* _Task prompt_
Retype each line exactly. Skip images.

═════ Dataset section

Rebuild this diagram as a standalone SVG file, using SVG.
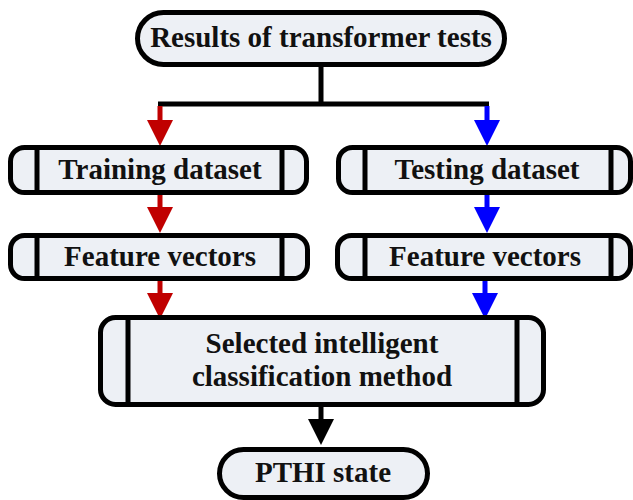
<svg xmlns="http://www.w3.org/2000/svg" width="633" height="500" viewBox="0 0 633 500">
  <style>
    .box { fill: #edf0f5; stroke: #000; stroke-width: 5; }
    .div { stroke: #000; stroke-width: 5; }
    .lbl { font-family: "Liberation Serif", "Times New Roman", serif; font-weight: bold; font-size: 29px; fill: #111; text-anchor: middle; }
    .ln { fill: none; stroke-width: 5; }
    .red { stroke: #c00000; }
    .blue { stroke: #0000ff; }
    .blk { stroke: #000; }
  </style>
  <defs>
    <marker id="ahRed" viewBox="0 0 26 26" markerWidth="26" markerHeight="26" markerUnits="userSpaceOnUse" refX="16" refY="13" orient="auto">
      <path d="M0,0 L26,13 L0,26 Z" fill="#c00000"/>
    </marker>
    <marker id="ahBlue" viewBox="0 0 26 26" markerWidth="26" markerHeight="26" markerUnits="userSpaceOnUse" refX="16" refY="13" orient="auto">
      <path d="M0,0 L26,13 L0,26 Z" fill="#0000ff"/>
    </marker>
    <marker id="ahBlack" viewBox="0 0 26 26" markerWidth="26" markerHeight="26" markerUnits="userSpaceOnUse" refX="16" refY="13" orient="auto">
      <path d="M0,0 L26,13 L0,26 Z" fill="#000"/>
    </marker>
  </defs>

  <g id="connectors">
    <path class="ln blk" d="M321,67 V104 M158,104 H489"/>
    <line class="ln red" x1="160" y1="106" x2="160" y2="136" marker-end="url(#ahRed)"/>
    <line class="ln blue" x1="487" y1="106" x2="487" y2="136" marker-end="url(#ahBlue)"/>
    <line class="ln red" x1="160" y1="195" x2="160" y2="223" marker-end="url(#ahRed)"/>
    <line class="ln blue" x1="487" y1="195" x2="487" y2="223" marker-end="url(#ahBlue)"/>
    <line class="ln red" x1="160" y1="281" x2="160" y2="309" marker-end="url(#ahRed)"/>
    <line class="ln blue" x1="485" y1="281" x2="485" y2="309" marker-end="url(#ahBlue)"/>
    <line class="ln blk" x1="321" y1="407" x2="321" y2="435" marker-end="url(#ahBlack)"/>
  </g>

  <g id="results">
    <rect class="box" x="137.5" y="12.5" width="367" height="52" rx="26"/>
    <text class="lbl" x="321" y="47">Results of transformer tests</text>
  </g>

  <g id="training">
    <rect class="box" x="10.5" y="147.5" width="296" height="45" rx="14"/>
    <line class="div" x1="37" y1="147.5" x2="37" y2="192.5"/>
    <line class="div" x1="282" y1="147.5" x2="282" y2="192.5"/>
    <text class="lbl" x="160" y="179">Training dataset</text>
  </g>

  <g id="testing">
    <rect class="box" x="338.5" y="147.5" width="292" height="45" rx="14"/>
    <line class="div" x1="365" y1="147.5" x2="365" y2="192.5"/>
    <line class="div" x1="611" y1="147.5" x2="611" y2="192.5"/>
    <text class="lbl" x="487" y="179">Testing dataset</text>
  </g>

  <g id="features-left">
    <rect class="box" x="10.5" y="235.5" width="297" height="43" rx="14"/>
    <line class="div" x1="37" y1="235.5" x2="37" y2="278.5"/>
    <line class="div" x1="282" y1="235.5" x2="282" y2="278.5"/>
    <text class="lbl" x="160" y="266">Feature vectors</text>
  </g>

  <g id="features-right">
    <rect class="box" x="337.5" y="235.5" width="293" height="43" rx="14"/>
    <line class="div" x1="365" y1="235.5" x2="365" y2="278.5"/>
    <line class="div" x1="611" y1="235.5" x2="611" y2="278.5"/>
    <text class="lbl" x="485" y="266">Feature vectors</text>
  </g>

  <g id="classifier">
    <rect class="box" x="100.5" y="317.5" width="443" height="87" rx="15"/>
    <line class="div" x1="128" y1="317.5" x2="128" y2="404.5"/>
    <line class="div" x1="517" y1="317.5" x2="517" y2="404.5"/>
    <text class="lbl" x="322" y="353">Selected intelligent</text>
    <text class="lbl" x="322" y="386">classification method</text>
  </g>

  <g id="pthi">
    <rect class="box" x="219.5" y="449.5" width="208" height="48" rx="24"/>
    <text class="lbl" x="323" y="482">PTHI state</text>
  </g>
</svg>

══════════

* _Task output_
Rebuild this diagram as a standalone SVG file, using SVG.
<svg xmlns="http://www.w3.org/2000/svg" width="633" height="500" viewBox="0 0 633 500">
  <style>
    .box { fill: #edf0f5; stroke: #000; stroke-width: 5; }
    .div { stroke: #000; stroke-width: 5; }
    .lbl { font-family: "Liberation Serif", "Times New Roman", serif; font-weight: bold; font-size: 29px; fill: #111; text-anchor: middle; }
    .ln { fill: none; stroke-width: 5; }
    .red { stroke: #c00000; }
    .blue { stroke: #0000ff; }
    .blk { stroke: #000; }
  </style>
  <defs>
    <marker id="ahRed" viewBox="0 0 26 26" markerWidth="26" markerHeight="26" markerUnits="userSpaceOnUse" refX="16" refY="13" orient="auto">
      <path d="M0,0 L26,13 L0,26 Z" fill="#c00000"/>
    </marker>
    <marker id="ahBlue" viewBox="0 0 26 26" markerWidth="26" markerHeight="26" markerUnits="userSpaceOnUse" refX="16" refY="13" orient="auto">
      <path d="M0,0 L26,13 L0,26 Z" fill="#0000ff"/>
    </marker>
    <marker id="ahBlack" viewBox="0 0 26 26" markerWidth="26" markerHeight="26" markerUnits="userSpaceOnUse" refX="16" refY="13" orient="auto">
      <path d="M0,0 L26,13 L0,26 Z" fill="#000"/>
    </marker>
  </defs>

  <g id="connectors">
    <path class="ln blk" d="M321,67 V104 M158,104 H489"/>
    <line class="ln red" x1="160" y1="106" x2="160" y2="136" marker-end="url(#ahRed)"/>
    <line class="ln blue" x1="487" y1="106" x2="487" y2="136" marker-end="url(#ahBlue)"/>
    <line class="ln red" x1="160" y1="195" x2="160" y2="223" marker-end="url(#ahRed)"/>
    <line class="ln blue" x1="487" y1="195" x2="487" y2="223" marker-end="url(#ahBlue)"/>
    <line class="ln red" x1="160" y1="281" x2="160" y2="309" marker-end="url(#ahRed)"/>
    <line class="ln blue" x1="485" y1="281" x2="485" y2="309" marker-end="url(#ahBlue)"/>
    <line class="ln blk" x1="321" y1="407" x2="321" y2="435" marker-end="url(#ahBlack)"/>
  </g>

  <g id="results">
    <rect class="box" x="137.5" y="12.5" width="367" height="52" rx="26"/>
    <text class="lbl" x="321" y="47">Results of transformer tests</text>
  </g>

  <g id="training">
    <rect class="box" x="10.5" y="147.5" width="296" height="45" rx="14"/>
    <line class="div" x1="37" y1="147.5" x2="37" y2="192.5"/>
    <line class="div" x1="282" y1="147.5" x2="282" y2="192.5"/>
    <text class="lbl" x="160" y="179">Training dataset</text>
  </g>

  <g id="testing">
    <rect class="box" x="338.5" y="147.5" width="292" height="45" rx="14"/>
    <line class="div" x1="365" y1="147.5" x2="365" y2="192.5"/>
    <line class="div" x1="611" y1="147.5" x2="611" y2="192.5"/>
    <text class="lbl" x="487" y="179">Testing dataset</text>
  </g>

  <g id="features-left">
    <rect class="box" x="10.5" y="235.5" width="297" height="43" rx="14"/>
    <line class="div" x1="37" y1="235.5" x2="37" y2="278.5"/>
    <line class="div" x1="282" y1="235.5" x2="282" y2="278.5"/>
    <text class="lbl" x="160" y="266">Feature vectors</text>
  </g>

  <g id="features-right">
    <rect class="box" x="337.5" y="235.5" width="293" height="43" rx="14"/>
    <line class="div" x1="365" y1="235.5" x2="365" y2="278.5"/>
    <line class="div" x1="611" y1="235.5" x2="611" y2="278.5"/>
    <text class="lbl" x="485" y="266">Feature vectors</text>
  </g>

  <g id="classifier">
    <rect class="box" x="100.5" y="317.5" width="443" height="87" rx="15"/>
    <line class="div" x1="128" y1="317.5" x2="128" y2="404.5"/>
    <line class="div" x1="517" y1="317.5" x2="517" y2="404.5"/>
    <text class="lbl" x="322" y="353">Selected intelligent</text>
    <text class="lbl" x="322" y="386">classification method</text>
  </g>

  <g id="pthi">
    <rect class="box" x="219.5" y="449.5" width="208" height="48" rx="24"/>
    <text class="lbl" x="323" y="482">PTHI state</text>
  </g>
</svg>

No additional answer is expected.